- Born: 1967 (age 58–59) Burnie, Tasmania, Australia
- Occupation: Playwright
- Writing career
- Notable work: Beautiful Words

= Sean Riley (playwright) =

Australian writer

Sean Riley is an Australian playwright.

==Early life==
Riley was born in 1967 in Burnie, Tasmania.

==Works==
In December 1991 he directed a production of his own play, Eat Me, for Unley Youth Theatre.

Beautiful Words was a commissioned work written over a four-year period from 2001, leading to a full production in Adelaide in May 2006. It is described as "an inter-related trilogy of plays which explores the refugee experience through the eyes of three separate children". Their stories of survival, span different times and places: Auschwitz, Afghanistan, and Australia. The first of these, Zugang was first performed as a play reading in October 2002 at Majestic Cinemas in New South Wales. It was again performed in February 2016 by SAYarts at the Goodwood Institute in Adelaide.

His play The Angel & the Red Priest was performed as part of the 2008 Adelaide Festival of Arts.

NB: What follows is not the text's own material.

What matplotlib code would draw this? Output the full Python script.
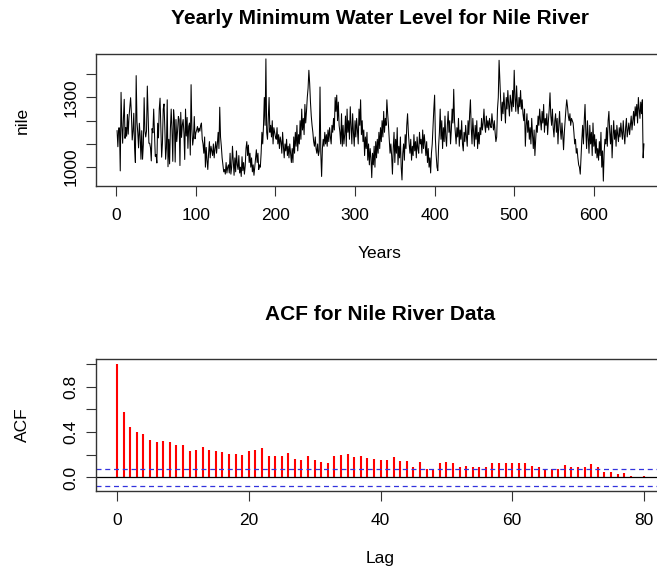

His work Warren was the last production due to be performed by Urban Myth Theatre Company (the renamed Unley Youth Theatre) in 2014, and when the company was dissolved, Riley was one of the co-founders of a new theatre collective, SAYarts, along with Urban Myth general manager Bec Pannell and others. SAYarts has staged performances in DreamBIG, AGSA Neo, WOMADelaide, as well as presenting several original shows each year.

Other plays written by Riley include The Sad Ballad of Penny Dreadful (presented by Windmill Performing Arts in January 2006), My Sister Violet (presented by the Urban Myth Theatre of Youth in 2005), The Last Acre (2003), and The Time of Ashes (2001).